Stated goal :: Quote the entries word for word. Omit the pictures.

Data section ::
------------

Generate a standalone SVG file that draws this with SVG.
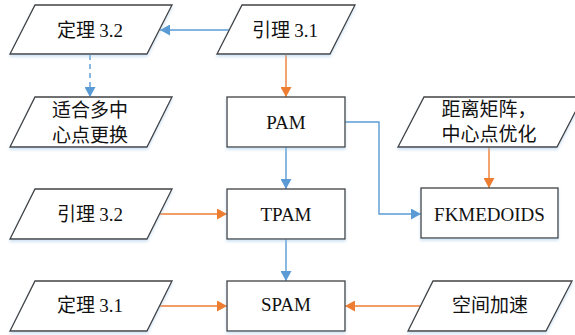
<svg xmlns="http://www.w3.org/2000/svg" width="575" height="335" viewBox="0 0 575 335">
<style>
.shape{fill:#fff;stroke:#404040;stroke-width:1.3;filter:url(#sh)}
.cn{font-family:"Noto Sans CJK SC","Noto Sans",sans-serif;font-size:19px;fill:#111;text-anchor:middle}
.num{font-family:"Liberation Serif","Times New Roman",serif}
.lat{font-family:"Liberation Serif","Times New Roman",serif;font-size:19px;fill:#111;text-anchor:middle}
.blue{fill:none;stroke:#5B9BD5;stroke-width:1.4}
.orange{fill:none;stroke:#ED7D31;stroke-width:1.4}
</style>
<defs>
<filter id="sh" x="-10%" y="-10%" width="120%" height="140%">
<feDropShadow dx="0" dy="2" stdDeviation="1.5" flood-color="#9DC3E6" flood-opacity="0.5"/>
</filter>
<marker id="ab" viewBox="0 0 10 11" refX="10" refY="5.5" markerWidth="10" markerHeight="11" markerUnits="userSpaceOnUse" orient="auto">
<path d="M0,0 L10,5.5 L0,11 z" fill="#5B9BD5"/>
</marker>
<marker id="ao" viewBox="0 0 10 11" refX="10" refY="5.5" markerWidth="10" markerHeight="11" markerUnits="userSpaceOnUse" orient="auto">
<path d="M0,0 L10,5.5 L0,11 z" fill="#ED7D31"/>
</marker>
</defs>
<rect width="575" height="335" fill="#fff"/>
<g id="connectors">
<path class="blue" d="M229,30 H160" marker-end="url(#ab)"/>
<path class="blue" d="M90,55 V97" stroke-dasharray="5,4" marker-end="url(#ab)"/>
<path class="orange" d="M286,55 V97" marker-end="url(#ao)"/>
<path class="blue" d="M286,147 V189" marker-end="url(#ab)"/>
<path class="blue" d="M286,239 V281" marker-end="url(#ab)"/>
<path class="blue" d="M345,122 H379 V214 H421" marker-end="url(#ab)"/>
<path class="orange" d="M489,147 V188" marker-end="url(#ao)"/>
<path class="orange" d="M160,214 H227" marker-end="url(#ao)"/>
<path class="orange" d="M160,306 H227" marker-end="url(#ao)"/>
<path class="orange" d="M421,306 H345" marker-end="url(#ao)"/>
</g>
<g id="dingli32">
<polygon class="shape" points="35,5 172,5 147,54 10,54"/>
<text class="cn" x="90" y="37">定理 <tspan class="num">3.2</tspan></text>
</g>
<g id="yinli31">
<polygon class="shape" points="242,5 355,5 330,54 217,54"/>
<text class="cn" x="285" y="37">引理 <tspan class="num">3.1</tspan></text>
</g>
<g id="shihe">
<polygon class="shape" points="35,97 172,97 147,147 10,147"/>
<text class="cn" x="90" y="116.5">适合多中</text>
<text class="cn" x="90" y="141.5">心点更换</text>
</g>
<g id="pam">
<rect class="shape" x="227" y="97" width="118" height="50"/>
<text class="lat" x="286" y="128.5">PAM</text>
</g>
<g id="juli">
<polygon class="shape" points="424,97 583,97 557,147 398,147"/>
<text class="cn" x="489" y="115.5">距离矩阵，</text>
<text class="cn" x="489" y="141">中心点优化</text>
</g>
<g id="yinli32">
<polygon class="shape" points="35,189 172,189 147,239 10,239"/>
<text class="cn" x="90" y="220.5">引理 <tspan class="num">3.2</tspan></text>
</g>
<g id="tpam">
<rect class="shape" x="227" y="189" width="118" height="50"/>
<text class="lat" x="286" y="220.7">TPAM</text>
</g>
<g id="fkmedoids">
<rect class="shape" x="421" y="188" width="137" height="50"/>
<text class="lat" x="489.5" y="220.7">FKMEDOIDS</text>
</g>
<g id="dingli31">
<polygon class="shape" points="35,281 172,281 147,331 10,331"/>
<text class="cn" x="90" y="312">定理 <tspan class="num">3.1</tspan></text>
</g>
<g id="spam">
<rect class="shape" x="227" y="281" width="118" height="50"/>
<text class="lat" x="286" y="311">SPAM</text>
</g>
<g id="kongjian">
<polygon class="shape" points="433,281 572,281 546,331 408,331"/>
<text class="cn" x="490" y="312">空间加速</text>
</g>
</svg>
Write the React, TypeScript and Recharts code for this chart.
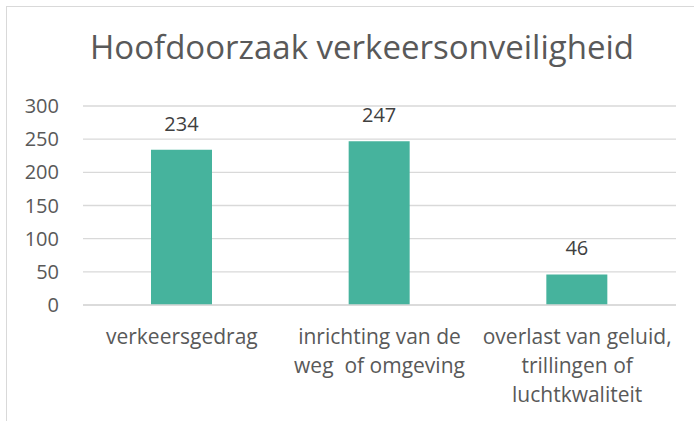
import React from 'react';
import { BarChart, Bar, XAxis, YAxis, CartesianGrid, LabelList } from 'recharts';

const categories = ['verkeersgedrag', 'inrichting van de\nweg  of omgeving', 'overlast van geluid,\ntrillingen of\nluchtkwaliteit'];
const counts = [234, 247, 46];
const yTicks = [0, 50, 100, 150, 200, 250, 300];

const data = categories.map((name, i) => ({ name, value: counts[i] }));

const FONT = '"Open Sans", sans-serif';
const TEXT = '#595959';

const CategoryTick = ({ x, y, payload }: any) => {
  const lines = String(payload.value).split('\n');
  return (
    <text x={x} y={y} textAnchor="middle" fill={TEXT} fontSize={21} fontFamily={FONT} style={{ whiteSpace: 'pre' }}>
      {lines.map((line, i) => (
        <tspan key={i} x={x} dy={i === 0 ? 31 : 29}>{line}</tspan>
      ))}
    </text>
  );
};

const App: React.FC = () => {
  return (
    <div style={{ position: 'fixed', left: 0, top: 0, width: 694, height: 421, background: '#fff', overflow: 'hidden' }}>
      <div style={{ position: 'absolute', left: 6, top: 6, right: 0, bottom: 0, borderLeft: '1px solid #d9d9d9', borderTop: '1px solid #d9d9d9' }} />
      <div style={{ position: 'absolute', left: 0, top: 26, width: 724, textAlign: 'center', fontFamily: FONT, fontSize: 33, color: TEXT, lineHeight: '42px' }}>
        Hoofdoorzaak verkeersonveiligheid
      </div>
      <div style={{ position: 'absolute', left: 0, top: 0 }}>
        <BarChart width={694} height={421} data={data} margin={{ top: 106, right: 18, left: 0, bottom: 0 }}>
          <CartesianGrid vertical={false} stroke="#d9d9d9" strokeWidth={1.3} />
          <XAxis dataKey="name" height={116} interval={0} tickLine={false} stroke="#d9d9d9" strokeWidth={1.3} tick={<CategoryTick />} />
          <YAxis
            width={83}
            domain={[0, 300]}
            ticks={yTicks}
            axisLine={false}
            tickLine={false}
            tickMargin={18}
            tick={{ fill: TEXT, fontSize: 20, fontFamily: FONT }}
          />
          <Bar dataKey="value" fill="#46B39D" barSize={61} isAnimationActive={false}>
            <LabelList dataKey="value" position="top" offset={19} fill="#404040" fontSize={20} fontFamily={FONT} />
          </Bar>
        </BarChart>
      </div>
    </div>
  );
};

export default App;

------------

Full output ::
Generate a standalone SVG file that draws this with SVG.
<svg xmlns="http://www.w3.org/2000/svg" width="575" height="335" viewBox="0 0 575 335">
<style>
.shape{fill:#fff;stroke:#404040;stroke-width:1.3;filter:url(#sh)}
.cn{font-family:"Noto Sans CJK SC","Noto Sans",sans-serif;font-size:19px;fill:#111;text-anchor:middle}
.num{font-family:"Liberation Serif","Times New Roman",serif}
.lat{font-family:"Liberation Serif","Times New Roman",serif;font-size:19px;fill:#111;text-anchor:middle}
.blue{fill:none;stroke:#5B9BD5;stroke-width:1.4}
.orange{fill:none;stroke:#ED7D31;stroke-width:1.4}
</style>
<defs>
<filter id="sh" x="-10%" y="-10%" width="120%" height="140%">
<feDropShadow dx="0" dy="2" stdDeviation="1.5" flood-color="#9DC3E6" flood-opacity="0.5"/>
</filter>
<marker id="ab" viewBox="0 0 10 11" refX="10" refY="5.5" markerWidth="10" markerHeight="11" markerUnits="userSpaceOnUse" orient="auto">
<path d="M0,0 L10,5.5 L0,11 z" fill="#5B9BD5"/>
</marker>
<marker id="ao" viewBox="0 0 10 11" refX="10" refY="5.5" markerWidth="10" markerHeight="11" markerUnits="userSpaceOnUse" orient="auto">
<path d="M0,0 L10,5.5 L0,11 z" fill="#ED7D31"/>
</marker>
</defs>
<rect width="575" height="335" fill="#fff"/>
<g id="connectors">
<path class="blue" d="M229,30 H160" marker-end="url(#ab)"/>
<path class="blue" d="M90,55 V97" stroke-dasharray="5,4" marker-end="url(#ab)"/>
<path class="orange" d="M286,55 V97" marker-end="url(#ao)"/>
<path class="blue" d="M286,147 V189" marker-end="url(#ab)"/>
<path class="blue" d="M286,239 V281" marker-end="url(#ab)"/>
<path class="blue" d="M345,122 H379 V214 H421" marker-end="url(#ab)"/>
<path class="orange" d="M489,147 V188" marker-end="url(#ao)"/>
<path class="orange" d="M160,214 H227" marker-end="url(#ao)"/>
<path class="orange" d="M160,306 H227" marker-end="url(#ao)"/>
<path class="orange" d="M421,306 H345" marker-end="url(#ao)"/>
</g>
<g id="dingli32">
<polygon class="shape" points="35,5 172,5 147,54 10,54"/>
<text class="cn" x="90" y="37">定理 <tspan class="num">3.2</tspan></text>
</g>
<g id="yinli31">
<polygon class="shape" points="242,5 355,5 330,54 217,54"/>
<text class="cn" x="285" y="37">引理 <tspan class="num">3.1</tspan></text>
</g>
<g id="shihe">
<polygon class="shape" points="35,97 172,97 147,147 10,147"/>
<text class="cn" x="90" y="116.5">适合多中</text>
<text class="cn" x="90" y="141.5">心点更换</text>
</g>
<g id="pam">
<rect class="shape" x="227" y="97" width="118" height="50"/>
<text class="lat" x="286" y="128.5">PAM</text>
</g>
<g id="juli">
<polygon class="shape" points="424,97 583,97 557,147 398,147"/>
<text class="cn" x="489" y="115.5">距离矩阵，</text>
<text class="cn" x="489" y="141">中心点优化</text>
</g>
<g id="yinli32">
<polygon class="shape" points="35,189 172,189 147,239 10,239"/>
<text class="cn" x="90" y="220.5">引理 <tspan class="num">3.2</tspan></text>
</g>
<g id="tpam">
<rect class="shape" x="227" y="189" width="118" height="50"/>
<text class="lat" x="286" y="220.7">TPAM</text>
</g>
<g id="fkmedoids">
<rect class="shape" x="421" y="188" width="137" height="50"/>
<text class="lat" x="489.5" y="220.7">FKMEDOIDS</text>
</g>
<g id="dingli31">
<polygon class="shape" points="35,281 172,281 147,331 10,331"/>
<text class="cn" x="90" y="312">定理 <tspan class="num">3.1</tspan></text>
</g>
<g id="spam">
<rect class="shape" x="227" y="281" width="118" height="50"/>
<text class="lat" x="286" y="311">SPAM</text>
</g>
<g id="kongjian">
<polygon class="shape" points="433,281 572,281 546,331 408,331"/>
<text class="cn" x="490" y="312">空间加速</text>
</g>
</svg>
Write the React, TypeScript and Recharts code for this chart.
import React from 'react';
import { BarChart, Bar, XAxis, YAxis, CartesianGrid, LabelList } from 'recharts';

const categories = ['verkeersgedrag', 'inrichting van de\nweg  of omgeving', 'overlast van geluid,\ntrillingen of\nluchtkwaliteit'];
const counts = [234, 247, 46];
const yTicks = [0, 50, 100, 150, 200, 250, 300];

const data = categories.map((name, i) => ({ name, value: counts[i] }));

const FONT = '"Open Sans", sans-serif';
const TEXT = '#595959';

const CategoryTick = ({ x, y, payload }: any) => {
  const lines = String(payload.value).split('\n');
  return (
    <text x={x} y={y} textAnchor="middle" fill={TEXT} fontSize={21} fontFamily={FONT} style={{ whiteSpace: 'pre' }}>
      {lines.map((line, i) => (
        <tspan key={i} x={x} dy={i === 0 ? 31 : 29}>{line}</tspan>
      ))}
    </text>
  );
};

const App: React.FC = () => {
  return (
    <div style={{ position: 'fixed', left: 0, top: 0, width: 694, height: 421, background: '#fff', overflow: 'hidden' }}>
      <div style={{ position: 'absolute', left: 6, top: 6, right: 0, bottom: 0, borderLeft: '1px solid #d9d9d9', borderTop: '1px solid #d9d9d9' }} />
      <div style={{ position: 'absolute', left: 0, top: 26, width: 724, textAlign: 'center', fontFamily: FONT, fontSize: 33, color: TEXT, lineHeight: '42px' }}>
        Hoofdoorzaak verkeersonveiligheid
      </div>
      <div style={{ position: 'absolute', left: 0, top: 0 }}>
        <BarChart width={694} height={421} data={data} margin={{ top: 106, right: 18, left: 0, bottom: 0 }}>
          <CartesianGrid vertical={false} stroke="#d9d9d9" strokeWidth={1.3} />
          <XAxis dataKey="name" height={116} interval={0} tickLine={false} stroke="#d9d9d9" strokeWidth={1.3} tick={<CategoryTick />} />
          <YAxis
            width={83}
            domain={[0, 300]}
            ticks={yTicks}
            axisLine={false}
            tickLine={false}
            tickMargin={18}
            tick={{ fill: TEXT, fontSize: 20, fontFamily: FONT }}
          />
          <Bar dataKey="value" fill="#46B39D" barSize={61} isAnimationActive={false}>
            <LabelList dataKey="value" position="top" offset={19} fill="#404040" fontSize={20} fontFamily={FONT} />
          </Bar>
        </BarChart>
      </div>
    </div>
  );
};

export default App;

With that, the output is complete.